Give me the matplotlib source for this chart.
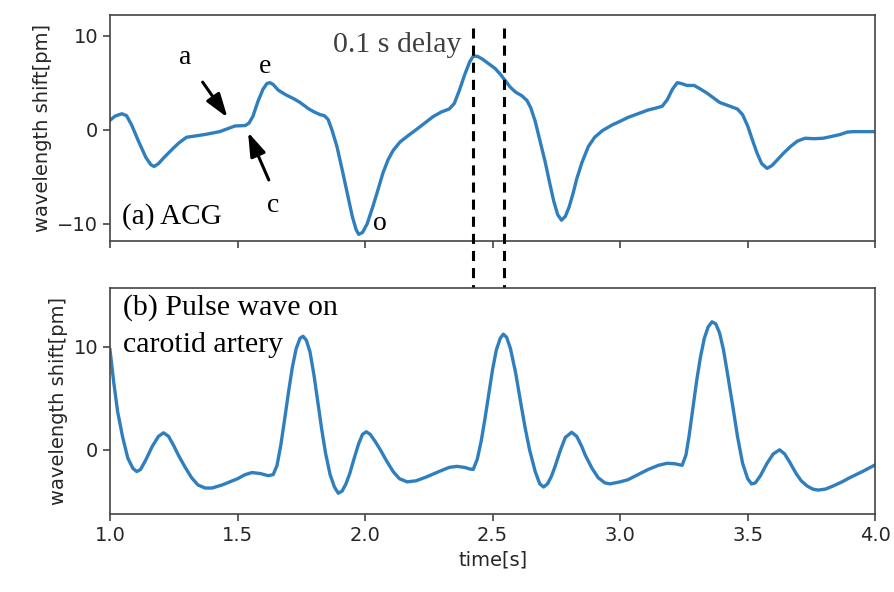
import matplotlib
matplotlib.use("Agg")
import matplotlib.pyplot as plt
from matplotlib.transforms import blended_transform_factory

# ACG (top) series
acg_t = [1.00, 1.02, 1.047, 1.065, 1.085, 1.11, 1.14, 1.16, 1.173, 1.19, 1.21, 1.243,
         1.27, 1.30, 1.373, 1.43, 1.46, 1.49, 1.53, 1.545, 1.56, 1.58, 1.60, 1.615,
         1.627, 1.64, 1.66, 1.69, 1.72, 1.745, 1.78, 1.80, 1.824, 1.84, 1.855, 1.87,
         1.89, 1.91, 1.93, 1.95, 1.965, 1.975, 1.99, 2.008, 2.03, 2.047, 2.07, 2.09,
         2.11, 2.137, 2.17, 2.20, 2.267, 2.30, 2.33, 2.35, 2.37, 2.39, 2.41, 2.424,
         2.44, 2.46, 2.48, 2.51, 2.53, 2.55, 2.57, 2.59, 2.615, 2.635, 2.65, 2.667,
         2.686, 2.706, 2.725, 2.74, 2.755, 2.77, 2.785, 2.80, 2.815, 2.83, 2.85, 2.875,
         2.90, 2.93, 2.968, 3.00, 3.03, 3.07, 3.11, 3.14, 3.165, 3.185, 3.205, 3.224,
         3.24, 3.263, 3.29, 3.31, 3.34, 3.37, 3.39, 3.42, 3.46, 3.48, 3.50, 3.52,
         3.537, 3.555, 3.576, 3.595, 3.616, 3.64, 3.667, 3.695, 3.725, 3.76, 3.796, 3.83,
         3.863, 3.89, 3.914, 3.95, 4.00]
acg_v = [1.0, 1.45, 1.7, 1.5, 0.5, -1.1, -2.9, -3.7, -3.9, -3.6, -3.0, -2.1,
         -1.4, -0.8, -0.5, -0.2, 0.1, 0.4, 0.45, 0.7, 1.4, 3.0, 4.3, 4.9,
         5.0, 4.8, 4.2, 3.7, 3.3, 2.9, 2.2, 1.9, 1.6, 1.5, 1.1, 0.0,
         -1.8, -4.2, -6.7, -9.2, -10.6, -11.1, -10.9, -10.0, -8.2, -6.7, -4.6, -3.2,
         -2.2, -1.3, -0.6, 0.0, 1.4, 1.9, 2.2, 2.8, 4.2, 5.8, 7.2, 7.8,
         7.8, 7.5, 7.1, 6.5, 5.9, 5.2, 4.5, 4.0, 3.6, 3.1, 2.3, 0.9,
         -1.2, -3.4, -5.8, -7.6, -9.0, -9.6, -9.2, -8.2, -6.8, -5.2, -3.5, -1.8,
         -0.8, -0.1, 0.5, 0.9, 1.3, 1.7, 2.1, 2.3, 2.5, 3.2, 4.3, 5.0,
         4.9, 4.7, 4.7, 4.4, 3.9, 3.3, 2.9, 2.6, 2.2, 1.6, 0.4, -1.2,
         -2.5, -3.6, -4.1, -3.8, -3.2, -2.5, -1.8, -1.2, -0.9, -0.95, -0.9, -0.7,
         -0.5, -0.25, -0.2, -0.2, -0.2]

# Carotid pulse wave (bottom) series
pw_t = [1.00, 1.015, 1.03, 1.05, 1.07, 1.09, 1.105, 1.12, 1.14, 1.165, 1.19, 1.21,
        1.23, 1.25, 1.27, 1.295, 1.32, 1.345, 1.373, 1.40, 1.44, 1.50, 1.53, 1.557,
        1.59, 1.62, 1.64, 1.655, 1.67, 1.685, 1.70, 1.715, 1.73, 1.745, 1.757, 1.77,
        1.784, 1.80, 1.815, 1.83, 1.845, 1.863, 1.88, 1.895, 1.91, 1.925, 1.94, 1.96,
        1.975, 1.99, 2.005, 2.02, 2.04, 2.06, 2.085, 2.11, 2.135, 2.165, 2.20, 2.243,
        2.29, 2.33, 2.36, 2.39, 2.41, 2.424, 2.44, 2.455, 2.47, 2.485, 2.50, 2.515,
        2.53, 2.542, 2.555, 2.57, 2.59, 2.61, 2.627, 2.645, 2.667, 2.685, 2.70, 2.715,
        2.73, 2.745, 2.765, 2.785, 2.81, 2.83, 2.85, 2.863, 2.89, 2.914, 2.94, 2.96,
        3.00, 3.03, 3.07, 3.11, 3.15, 3.184, 3.215, 3.243, 3.258, 3.27, 3.285, 3.30,
        3.315, 3.33, 3.345, 3.36, 3.375, 3.39, 3.405, 3.42, 3.443, 3.46, 3.48, 3.50,
        3.515, 3.53, 3.55, 3.576, 3.60, 3.625, 3.645, 3.665, 3.69, 3.71, 3.733, 3.755,
        3.776, 3.805, 3.835, 3.87, 3.90, 3.95, 4.00]
pw_v = [9.7, 6.5, 3.7, 1.2, -0.8, -1.8, -2.1, -1.9, -1.0, 0.3, 1.3, 1.65,
        1.3, 0.4, -0.6, -1.7, -2.7, -3.4, -3.7, -3.7, -3.4, -2.8, -2.4, -2.2,
        -2.3, -2.5, -2.4, -1.5, 0.5, 3.0, 5.6, 8.0, 9.8, 10.8, 11.0, 10.6,
        9.5, 7.2, 4.6, 2.0, -0.3, -2.4, -3.6, -4.2, -4.0, -3.3, -2.3, -0.6,
        0.6, 1.5, 1.75, 1.5, 0.8, 0.0, -1.1, -2.1, -2.8, -3.1, -3.0, -2.6,
        -2.1, -1.7, -1.6, -1.7, -1.85, -1.9, -0.9, 0.8, 3.0, 5.4, 7.8, 9.7,
        10.8, 11.2, 10.9, 9.8, 7.5, 4.6, 2.2, 0.0, -2.1, -3.3, -3.6, -3.3,
        -2.6, -1.6, -0.1, 1.2, 1.7, 1.3, 0.3, -0.5, -1.8, -2.7, -3.2, -3.3,
        -3.1, -2.9, -2.4, -1.9, -1.5, -1.3, -1.35, -1.5, -0.5, 1.3, 4.0, 6.7,
        9.0, 10.8, 11.9, 12.4, 12.2, 11.3, 9.7, 7.5, 4.0, 1.3, -1.3, -2.8,
        -3.3, -3.2, -2.5, -1.3, -0.4, 0.0, -0.4, -1.2, -2.3, -3.0, -3.5, -3.8,
        -3.9, -3.8, -3.5, -3.1, -2.7, -2.1, -1.45]

delay_lines = [2.424, 2.545]
x_ticks = [1.0, 1.5, 2.0, 2.5, 3.0, 3.5, 4.0]
x_tick_labels = ['1.0', '1.5', '2.0', '2.5', '3.0', '3.5', '4.0']

line_color = '#2f7fbf'
serif = ['Liberation Serif', 'DejaVu Serif']

fig = plt.figure(figsize=(8.94, 5.92), dpi=100)
ax1 = fig.add_axes([0.123, 0.593, 0.856, 0.382])
ax2 = fig.add_axes([0.123, 0.132, 0.856, 0.382])

for ax in (ax1, ax2):
    ax.set_xlim(1.0, 4.0)
    ax.set_xticks(x_ticks)
    for s in ax.spines.values():
        s.set_color('#444444')
        s.set_linewidth(1.2)
    ax.tick_params(labelsize=14, colors='#444444', labelcolor='#262626', width=1.2, length=5)

ax1.plot(acg_t, acg_v, color=line_color, lw=2.4, solid_joinstyle='round')
ax1.set_ylim(-11.8, 12.2)
ax1.set_yticks([-10, 0, 10])
ax1.tick_params(labelbottom=False)
ax1.set_ylabel('wavelength shift[pm]', fontsize=14, color='#262626')

ax2.plot(pw_t, pw_v, color=line_color, lw=2.4, solid_joinstyle='round')
ax2.set_ylim(-6.2, 15.7)
ax2.set_yticks([0, 10])
ax2.set_xticklabels(x_tick_labels)
ax2.set_ylabel('wavelength shift[pm]', fontsize=14, color='#262626')
ax2.set_xlabel('time[s]', fontsize=14, color='#262626')

# dashed delay lines spanning both panels
tr = blended_transform_factory(ax1.transData, fig.transFigure)
for x, yb in zip(delay_lines, [0.205, 0.199]):
    ax1.plot([x, x], [0.953, yb], transform=tr, clip_on=False, color='black',
             lw=2.2, linestyle=(0, (3.3, 2.3)), zorder=5)

# annotations
ax1.text(1.875, 9.0, '0.1 s delay', fontsize=21.5, family=serif, color='#404040',
         ha='left', va='center')
ax1.text(1.047, -9.25, '(a) ACG', fontsize=21, family=serif, ha='left', va='center')
ax1.text(1.294, 7.66, 'a', fontsize=20, family=serif, ha='center', va='center')
ax1.text(1.608, 6.7, 'e', fontsize=20, family=serif, ha='center', va='center')
ax1.text(1.639, -8.0, 'c', fontsize=20, family=serif, ha='center', va='center')
ax1.text(2.059, -10.0, 'o', fontsize=20, family=serif, ha='center', va='center')
ax1.annotate('', xy=(1.467, 1.06), xytext=(1.357, 5.3),
             arrowprops=dict(arrowstyle='-|>,head_length=0.6,head_width=0.2',
                             color='black', lw=2.2, mutation_scale=24))
ax1.annotate('', xy=(1.537, 0.0), xytext=(1.627, -5.6),
             arrowprops=dict(arrowstyle='-|>,head_length=0.6,head_width=0.2',
                             color='black', lw=2.2, mutation_scale=24))

ax2.text(1.05, 13.8, '(b) Pulse wave on', fontsize=21.5, family=serif, ha='left', va='center')
ax2.text(1.05, 10.2, 'carotid artery', fontsize=21.5, family=serif, ha='left', va='center')

fig.savefig('out.png', dpi=100)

- **Exercise brief**
Tally the lines above containing "matplotlib". Answer with the count only.

- **Output of the exercise**
5